- EXERCISE INPUTS
-*-

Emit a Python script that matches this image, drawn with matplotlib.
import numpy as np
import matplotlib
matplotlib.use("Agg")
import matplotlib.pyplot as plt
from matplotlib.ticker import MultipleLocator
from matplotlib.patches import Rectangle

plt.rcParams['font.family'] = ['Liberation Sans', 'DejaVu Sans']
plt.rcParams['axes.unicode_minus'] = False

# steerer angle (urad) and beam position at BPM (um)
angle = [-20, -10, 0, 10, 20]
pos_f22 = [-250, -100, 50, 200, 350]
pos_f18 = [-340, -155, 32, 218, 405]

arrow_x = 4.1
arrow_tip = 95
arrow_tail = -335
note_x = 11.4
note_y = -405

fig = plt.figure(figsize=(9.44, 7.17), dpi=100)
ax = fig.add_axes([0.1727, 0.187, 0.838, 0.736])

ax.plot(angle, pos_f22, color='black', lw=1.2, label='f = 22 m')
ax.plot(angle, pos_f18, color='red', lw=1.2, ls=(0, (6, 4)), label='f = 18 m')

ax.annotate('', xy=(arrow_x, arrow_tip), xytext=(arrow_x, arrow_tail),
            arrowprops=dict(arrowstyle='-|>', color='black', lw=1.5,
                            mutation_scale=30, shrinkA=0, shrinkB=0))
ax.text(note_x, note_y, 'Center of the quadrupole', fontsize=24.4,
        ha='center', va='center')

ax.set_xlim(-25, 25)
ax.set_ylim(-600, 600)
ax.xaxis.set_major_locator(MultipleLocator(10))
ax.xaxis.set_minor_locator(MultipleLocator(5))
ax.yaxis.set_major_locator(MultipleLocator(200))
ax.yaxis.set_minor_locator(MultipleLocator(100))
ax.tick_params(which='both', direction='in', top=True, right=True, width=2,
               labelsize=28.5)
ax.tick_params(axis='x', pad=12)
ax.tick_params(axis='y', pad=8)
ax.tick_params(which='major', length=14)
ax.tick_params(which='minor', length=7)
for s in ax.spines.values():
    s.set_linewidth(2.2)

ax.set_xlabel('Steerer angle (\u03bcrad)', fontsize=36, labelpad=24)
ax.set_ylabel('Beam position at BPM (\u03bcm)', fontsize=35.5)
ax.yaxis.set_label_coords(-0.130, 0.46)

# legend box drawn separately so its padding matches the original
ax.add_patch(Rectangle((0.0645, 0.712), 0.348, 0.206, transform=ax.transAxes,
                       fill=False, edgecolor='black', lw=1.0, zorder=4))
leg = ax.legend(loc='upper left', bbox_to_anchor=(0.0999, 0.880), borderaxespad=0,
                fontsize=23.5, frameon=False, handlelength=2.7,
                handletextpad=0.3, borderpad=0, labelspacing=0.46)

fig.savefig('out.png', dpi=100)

-*-

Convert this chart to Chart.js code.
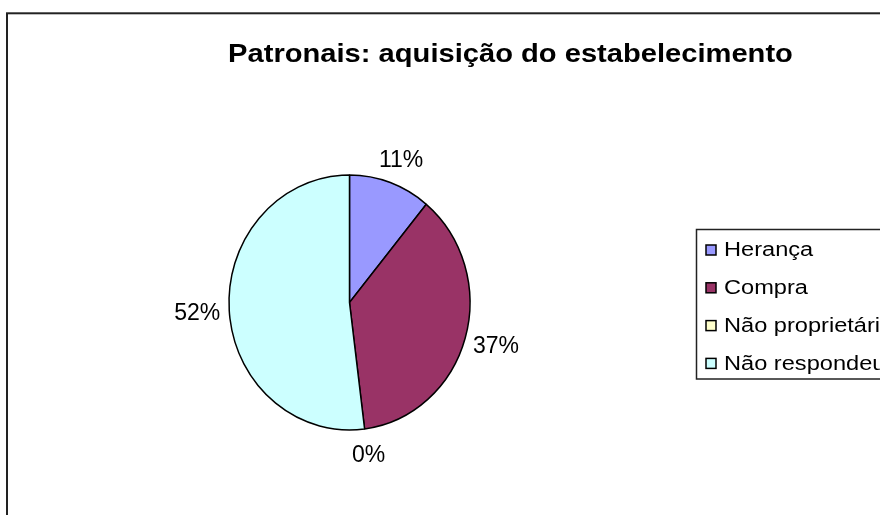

-*-

- EXERCISE PROMPT
Give back, word for word, only the lines above from the line holding "Emit a Python" to the line holding "plt.rcParams['axes.unicode_minus'] = False", both included.

- THE OUTPUT
Emit a Python script that matches this image, drawn with matplotlib.
import numpy as np
import matplotlib
matplotlib.use("Agg")
import matplotlib.pyplot as plt
from matplotlib.ticker import MultipleLocator
from matplotlib.patches import Rectangle

plt.rcParams['font.family'] = ['Liberation Sans', 'DejaVu Sans']
plt.rcParams['axes.unicode_minus'] = False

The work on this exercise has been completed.